Let's pretend they have actually issued 75 shares, but only 50 are outstanding (aka Float, i.e. freely trading stock in the market) and stock options total 25 shares.
So if someone owns 1 share, what percentage of Facebook do they own? You might think 1/100, or 1%; you might think 1/75, or 1.3%; or you might think 1/50, or 2%. 2% is the answer, but only on a NON-diluted basis.
So today someone who owns 1 share owns 2% of Facebook. Tomorrow Facebook announces they just issued 15 shares to Whatsapp to buy the company. Now there are 65 shares outstanding and 90 issued. Now someone who owns 1 share of Facebook own only 1/65, or 1.5% (down from 2%)!

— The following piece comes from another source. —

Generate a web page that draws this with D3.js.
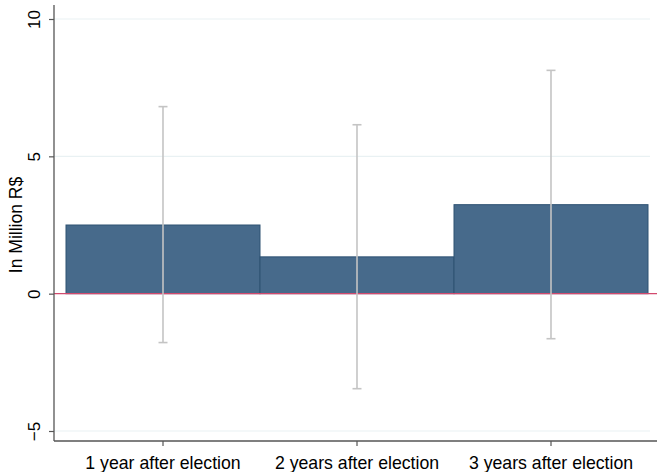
<!DOCTYPE html>
<html>
<head>
<meta charset="utf-8">
<script src="https://cdn.jsdelivr.net/npm/d3@7"></script>
<style>
  html, body { margin: 0; padding: 0; background: #fff; }
  svg { display: block; }
  text { font-family: "Liberation Sans", Arial, sans-serif; fill: #000; }
</style>
</head>
<body>
<svg id="chart" width="657" height="472"></svg>
<script>
// Estimated effect by year after election (million R$) with 95% CI
const periods = ["1 year after election", "2 years after election", "3 years after election"];
const estimates = [2.50, 1.34, 3.24];
const ciUpper = [6.81, 6.15, 8.13];
const ciLower = [-1.78, -3.46, -1.64];
const yTicks = [-5, 0, 5, 10];
const yTitle = "In Million R$";

const svg = d3.select("#chart");
const W = 657, H = 472;
const plot = { left: 54, right: 657, top: 19, bottom: 441 };

const y = d3.scaleLinear().domain([-5, 10]).range([431, 19]);

// bars sit on a band scale spanning the plot interior
const xBars = d3.scaleBand().domain(periods).range([66, 648]).padding(0);

// grid lines
svg.append("g")
  .selectAll("line")
  .data(yTicks.filter(d => d !== 0))
  .join("line")
  .attr("x1", plot.left).attr("x2", 650)
  .attr("y1", d => y(d)).attr("y2", d => y(d))
  .attr("stroke", "#e9f1f3").attr("stroke-width", 1.2);

// bars
svg.append("g")
  .selectAll("rect")
  .data(periods)
  .join("rect")
  .attr("x", d => xBars(d))
  .attr("width", xBars.bandwidth())
  .attr("y", (d, i) => y(Math.max(0, estimates[i])))
  .attr("height", (d, i) => Math.abs(y(estimates[i]) - y(0)))
  .attr("fill", "#476a8b")
  .attr("stroke", "#2e5273")
  .attr("stroke-width", 1);

// zero reference line
svg.append("line")
  .attr("x1", plot.left).attr("x2", W)
  .attr("y1", y(0)).attr("y2", y(0))
  .attr("stroke", "#d24a6e").attr("stroke-width", 1.2);

// confidence intervals
const ci = svg.append("g").attr("stroke", "#c4c4c4").attr("stroke-width", 1.6);
periods.forEach((p, i) => {
  const cx = xBars(p) + xBars.bandwidth() / 2;
  ci.append("line").attr("x1", cx).attr("x2", cx)
    .attr("y1", y(ciUpper[i])).attr("y2", y(ciLower[i]));
  [ciUpper[i], ciLower[i]].forEach(v => {
    ci.append("line").attr("x1", cx - 4.5).attr("x2", cx + 4.5)
      .attr("y1", y(v)).attr("y2", y(v));
  });
});

// y axis
const yAxis = svg.append("g")
  .attr("transform", `translate(${plot.left},0)`)
  .call(d3.axisLeft(y).tickValues(yTicks).tickSize(5).tickFormat(d3.format("d")));
yAxis.select(".domain").attr("d", `M0,5V${plot.bottom}`).attr("stroke", "#555").attr("stroke-width", 1.3);
yAxis.selectAll(".tick line").attr("stroke", "#555").attr("stroke-width", 1.2);
yAxis.selectAll(".tick text")
  .attr("x", null).attr("dy", null)
  .attr("transform", "translate(-14,0) rotate(-90)")
  .attr("text-anchor", "middle")
  .style("font-size", "17px")
  .style("font-family", "Liberation Sans, Arial, sans-serif");

// x axis, labelled at the bar centres
const xAxis = svg.append("g")
  .attr("transform", `translate(0,${plot.bottom})`)
  .call(d3.axisBottom(xBars).tickSize(5).tickSizeOuter(0));
xAxis.select(".domain").attr("d", `M${plot.left},0H${W}`).attr("stroke", "#555").attr("stroke-width", 1.3);
xAxis.selectAll(".tick line").attr("stroke", "#555").attr("stroke-width", 1.2);
xAxis.selectAll(".tick text")
  .attr("y", 28).attr("dy", null)
  .style("font-size", "17.7px")
  .style("font-family", "Liberation Sans, Arial, sans-serif");

// y axis title
svg.append("text")
  .attr("transform", `translate(22,225) rotate(-90)`)
  .attr("text-anchor", "middle")
  .style("font-size", "17.5px")
  .text(yTitle);
</script>
</body>
</html>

- The answer to your question is it depends. If Whatsapp GROWS Facebook's business valuaiton in excess of the percent stock dilution existing shareholders experienced at the time of purchase (25% in our example), shareholders weren't actually "diluted" because their 1.5% is in aggregate more valuable then their previous 2% (would you rather own 1.5% of 1 billion or 2% of 1 thousand...)
- Should Facebook's valuation remain the same, in our example, shareholder's were diluted 25%
- Should Facebook's valuation decline shareholder's would be diluted in excess of 25%
"Valuation" can be thought of as the price of the stock at the time of the purchase announcement.